We live in a world of contradictions (that coexist within a singularity). These contradictions are birthed from further incomprehensible contradictions.
A person both does and doesn’t want to live.
Freedom chains itself.
Love is as selfish as it is selfless (James Joyce’s “love loves to love love”).
Good consumes evil until the two are inseparable.
The vastness of time is a formless emptiness at hand—a breeze that doesn’t touch you, and yet tears down everything that surrounds.
Everything is true and nothing is true.
As the folds of perspective increase, so do the contradictions. And human emotions form the basis of all duality—there is tyranny in pride and a crude hatred in the truest of love. Still, the biggest irony of all is the clueless human existence dwelling within idols of total unfamiliarity. It is like cats somehow landing (and surviving) in outer space and without much understanding of anything, deceiving themselves into normality.

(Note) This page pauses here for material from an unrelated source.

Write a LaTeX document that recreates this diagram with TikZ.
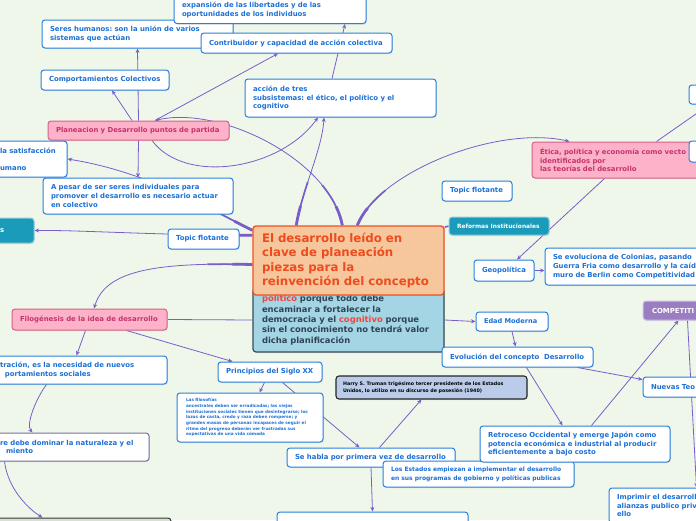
\documentclass[tikz,border=0pt]{standalone}
\usepackage{fontspec}
\newfontfamily\dv{DejaVu Sans}
\usetikzlibrary{arrows.meta,calc,shadows}
\pgfdeclarelayer{back}
\pgfdeclarelayer{lines}
\pgfsetlayers{back,lines,main}
\frenchspacing
\definecolor{bg}{RGB}{239,247,235}
\definecolor{bxb}{RGB}{40,128,222}
\definecolor{bxt}{RGB}{28,112,214}
\definecolor{pkf}{RGB}{253,178,202}
\definecolor{pkb}{RGB}{214,96,134}
\definecolor{pkt}{RGB}{196,52,108}
\definecolor{tlf}{RGB}{26,155,186}
\definecolor{tlb}{RGB}{150,205,220}
\definecolor{puf}{RGB}{155,126,194}
\definecolor{pub}{RGB}{205,190,228}
\definecolor{cn}{RGB}{120,94,200}
\definecolor{orf}{RGB}{246,198,156}
\definecolor{orb}{RGB}{240,82,36}
\definecolor{ort}{RGB}{238,76,30}
\definecolor{lbf}{RGB}{163,213,228}
\definecolor{lbb}{RGB}{58,74,86}
\definecolor{lbt}{RGB}{48,68,84}
\definecolor{rdt}{RGB}{240,70,60}
\definecolor{trf}{RGB}{186,204,233}
\definecolor{grb}{RGB}{120,110,160}
\definecolor{dkb}{RGB}{50,60,50}
\tikzset{
  conn/.style={draw=cn, line width=0.8pt},
  arr/.style={conn, -{Stealth[length=4.5pt,width=4pt]}},
  base/.style={rounded corners=3pt, line width=1pt, align=left, inner xsep=8pt, inner ysep=0pt,
    font=\dv\bfseries\fontsize{6.9}{8.6}\selectfont,
    drop shadow={shadow xshift=0.8pt, shadow yshift=-1pt, opacity=0.18}},
  bx/.style={base, draw=bxb, fill=white, text=bxt},
  pk/.style={base, draw=pkb, fill=pkf, text=pkt},
  tl/.style={base, draw=tlb, fill=tlf, text=white},
  pu/.style={base, draw=pub, fill=puf, text=white},
  orbox/.style={base, draw=orb, fill=orf, text=ort, line width=1.4pt, inner xsep=9pt,
    font=\dv\bfseries\fontsize{11.8}{14.5}\selectfont},
  lbbox/.style={base, draw=lbb, fill=lbf, text=lbt, line width=1.2pt, inner xsep=9pt,
    font=\dv\bfseries\fontsize{8.4}{10.4}\selectfont},
  trbox/.style={base, draw=black!85, fill=trf, text=black, line width=1.1pt, inner xsep=7pt,
    font=\dv\bfseries\fontsize{4.8}{6.3}\selectfont},
}
\newcommand\taper[2]{%
  \draw[arr] #1 #2;
  \begin{scope}\clip #1 circle (45);\draw[conn,line width=1.7pt] #1 #2;\end{scope}
  \begin{scope}\clip #1 circle (20);\draw[conn,line width=2.8pt] #1 #2;\end{scope}}
\begin{document}
\begin{tikzpicture}[x=1pt,y=-1pt]
\useasboundingbox (0,0) rectangle (696,520);
\clip (0,0) rectangle (696,520);
\begin{pgfonlayer}{back}
\fill[bg] (0,0) rectangle (696,520);
\end{pgfonlayer}

% ---------- nodes (boxes) ----------
\node[bx, text width=175pt, minimum height=28pt] (seres) at (137.5,34) {Seres humanos: son la unión de varios\\sistemas que actúan};
\node[bx, text width=176pt, minimum height=27.5pt] (expan) at (270,9.75) {expansión de las libertades y de las\\oportunidades de los individuos};
\node[bx, text width=175pt, minimum height=20pt] (contrib) at (296.5,43) {Contribuidor y capacidad de acción colectiva};
\node[bx, text width=112pt, minimum height=20pt] (comp) at (105,80) {Comportamientos Colectivos};
\node[bx, text width=175pt, minimum height=38pt] (accion) at (340.5,98) {acción de tres\\subsistemas: el ético, el político y el\\cognitivo};
\node[pk, text width=165pt, minimum height=19pt] (plan) at (138.5,130.5) {Planeacion y Desarrollo puntos de partida};
\node[bx, text width=59pt, minimum height=36pt] (satisf) at (29.5,159) {la satisfacción\\\mbox{}\\umano};
\node[bx, text width=174pt, minimum height=36pt] (apesar) at (138,196) {A pesar de ser seres individuales para\\promover el desarrollo es necesario actuar\\en colectivo};
\node[tl, text width=26pt, minimum height=25pt] (teal) at (13,230.5) {s};
\node[bx, text width=55pt, minimum height=20pt] (topic1) at (203.5,239) {Topic flotante};
\node[lbbox, text width=173pt, minimum height=64pt] (blue) at (348.5,320) {{\color{rdt}político} porque todo debe\\encaminar a fortalecer la\\democracia y el {\color{rdt}cognitivo} porque\\sin el conocimiento no tendrá valor\\dicha planificación};
\node[orbox, text width=173pt, minimum height=69pt] (cen) at (348.5,260.5) {El desarrollo leído en\\clave de planeación\\piezas para la\\reinvención del concepto};
\node[bx, text width=54pt, minimum height=20pt] (topic2) at (477,191) {Topic flotante};
\node[pk, text width=212pt, minimum height=36pt] (etica) at (646,160) {Ética, política y economía como vecto\\identificados por\\las teorías del desarrollo};
\node[bx, minimum width=71pt, minimum height=19pt] (rb1) at (724.5,94.5) {};
\node[bx, minimum width=71pt, minimum height=21pt] (rb2) at (724.5,151.5) {};
\node[tl, text width=84pt, minimum height=18pt, font=\dv\bfseries\fontsize{5.9}{7.5}\selectfont] (reform) at (499,226) {Reformas Institucionales};
\node[bx, text width=44pt, minimum height=21pt] (geo) at (504,270.5) {Geopolítica};
\node[bx, text width=199pt, minimum height=37pt] (sevol) at (652.5,266.5) {Se evoluciona de Colonias, pasando\\Guerra Fria como desarrollo y la caíd\\muro de Berlin como Competitividad};
\node[pu, text width=99pt, minimum height=19pt, inner xsep=9pt] (compet) at (701.5,310.5) {COMPETITI};
\node[bx, text width=56pt, minimum height=19pt, font=\dv\bfseries\fontsize{6.6}{8.4}\selectfont] (edad) at (512,321.5) {Edad Moderna};
\node[bx, text width=135pt, minimum height=20pt] (evol) at (517.5,357) {Evolución del concepto\ \ Desarrollo};
\node[bx, text width=101pt, minimum height=20pt] (nuevas) at (701.5,387) {Nuevas Teo};
\node[trbox, text width=177pt, minimum height=23pt] (truman) at (431.5,387.5) {Harry S. Truman trigésimo tercer presidente de los Estados\\Unidos, lo utilizo en su discurso de posesión (1940)};
\node[bx, text width=88pt, minimum height=20pt] (princ) at (270,372) {Principios del Siglo XX};
\node[bx, text width=128pt, minimum height=49pt, inner xsep=9pt, font=\dv\bfseries\fontsize{4.2}{5.7}\selectfont] (filos) at (250,417.5) {Las filosofías\\ancestrales deben ser erradicadas; las viejas\\instituciones sociales tienen que desintegrarse; los\\lazos de casta, credo y raza deben romperse; y\\grandes masas de personas incapaces de seguir el\\ritmo del progreso deberán ver frustradas sus\\expectativas de una vida cómoda};
\node[bx, text width=152pt, minimum height=19pt] (seh) at (371,457.5) {Se habla por primera vez de desarrollo};
\node[bx, text width=175pt, minimum height=26pt, font=\dv\bfseries\fontsize{6.0}{9}\selectfont] (estados) at (478.5,474) {Los Estados empiezan a implementar el desarrollo\\en sus programas de gobierno y políticas publicas};
\node[bx, text width=174pt, minimum height=36pt, font=\dv\bfseries\fontsize{6.9}{8.3}\selectfont] (retro) at (575,444) {Retroceso Occidental y emerge Japón como\\potencia económica e industrial al producir\\eficientemente a bajo costo};
\node[bx, text width=135pt, minimum height=35pt] (imprim) at (684.5,505.5) {Imprimir el desarroll\\alianzas publico priv\\ello};
\node[bx, minimum width=191pt, minimum height=28pt] (bot) at (372.5,526) {};
\node[pk, text width=139pt, minimum height=21pt] (filog) at (89.5,319.5) {Filogénesis de la idea de desarrollo};
\node[bx, text width=159pt, minimum height=28pt] (ilus) at (79.5,370) {tración, es la necesidad de nuevos\\\hspace*{5pt}portamientos sociales};
\node[bx, draw=grb, text width=141pt, minimum height=28pt] (debe) at (70.5,447) {re debe dominar la naturaleza y el\\\hspace*{6pt}miento};
\node[base, draw=dkb, fill=bg!80!gray, minimum width=179pt, minimum height=27pt] (botl) at (81.5,531.5) {};

% ---------- connectors (behind boxes) ----------
\begin{pgfonlayer}{lines}
\draw[arr] (plan.north) -- (seres.south);
\draw[arr] ($(plan.north)+(-6.5,0)$) -- ($(comp.south)+(7,0)$);
\draw[arr] ($(plan.north)+(16.5,0)$) -- ($(contrib.south)+(-18.5,0)$);
\draw[arr] (plan.south) -- (apesar.north);
\draw[arr] ($(plan.south)+(13.5,0)$) .. controls (185,185) and (280,170) .. ($(accion.south)+(-22.5,0)$);
\draw[arr] ($(accion.north)+(-8.5,0)$) -- ($(expan.south)+(75,0)$);
% from the central topic (tapered)
\taper{($(cen.north west)+(90,0)$)}{.. controls (330,160) and (220,105) .. ($(plan.north)+(16.5,0)$)}
\taper{($(cen.north west)+(44,0)$)}{.. controls (302,190) and (322,150) .. ($(accion.south)+(-16.5,0)$)}
\taper{($(cen.north west)+(105,0)$)}{.. controls (380,170) and (500,125) .. ($(etica.north west)+(38,0)$)}
\taper{($(cen.north west)+(0,5)$)}{.. controls (215,212) and (150,172) .. (satisf.east)}
\taper{($(cen.north west)+(0,10)$)}{.. controls (150,235) and (80,230) .. (teal.east)}
\taper{($(cen.west)+(0,4)$)}{.. controls (150,262) and (105,272) .. ($(filog.north)+(4.5,0)$)}
\draw[conn, line width=1.6pt] ($(cen.north east)+(0,2)$) -- (reform.west);
% right side
\draw[arr] ($(etica.south west)+(73,0)$) -- ($(geo.north)+(13,0)$);
\draw[arr] ($(etica.north west)+(125,0)$) -- ($(rb1.south west)+(21,0)$);
\draw[arr] (geo.east) -- ($(sevol.west)+(0,4)$);
\draw[conn] (filog.east) -- (blue.west);
\draw[arr] (blue.east) -- (edad.west);
\draw[arr] (edad.south) -- ($(evol.north)+(-2,0)$);
\draw[arr] ($(evol.south east)+(-16,0)$) -- ($(nuevas.north west)+(0,3)$);
\draw[arr] ($(evol.south west)+(85,0)$) -- ($(retro.north west)+(83,0)$);
\draw[arr] ($(retro.north west)+(112,0)$) -- ($(compet.south west)+(36,0)$);
\draw[arr] ($(compet.south west)+(45,0)$) -- ($(imprim.north west)+(88,0)$);
% lower middle
\draw[arr] ($(seh.north west)+(93,0)$) -- ($(truman.south west)+(86,0)$);
\draw[arr] ($(princ.south west)+(65,0)$) -- ($(seh.north west)+(73,0)$);
\draw[arr] ($(princ.south west)+(47,0)$) -- ($(filos.north west)+(83,0)$);
\draw[arr] (seh.south) -- (bot.north);
% left side
\draw[arr] ($(filog.south west)+(115,0)$) -- ($(princ.north west)+(15,0)$);
\draw[arr] ($(filog.south west)+(74,0)$) -- ($(ilus.north west)+(85,0)$);
\draw[arr] ($(ilus.south west)+(55,0)$) .. controls (35,400) and (26,425) .. ($(debe.north west)+(41,0)$);
\draw[arr] ($(debe.south west)+(13,0)$) .. controls (8,490) and (30,510) .. ($(botl.north west)+(51,0)$);
\end{pgfonlayer}
\end{tikzpicture}
\end{document}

Humans have always been victims of this staggering duality, stabbed by the subtle absurdity of everything. It is only natural in such maddeningly paradoxical world to embrace Completeness and Perfection—a Being free of all that torments us—an Eternity to hold on to, a consolation for our plagued, remorseful existence. From the ‘inhumanness’ of humans themselves to the ineffability of that which truly and only matters, one finds God in contradiction.
‘Contradiction’ thus gives rise to both the mundanity and richness of the world. This is precisely why irony—the art of contradiction—is the most sublime and impactful of all poetic devices in literature. It punctures through humanity and draws blood out of time.
It would be fair to say that human existence wouldn’t be possible without the contradiction of life.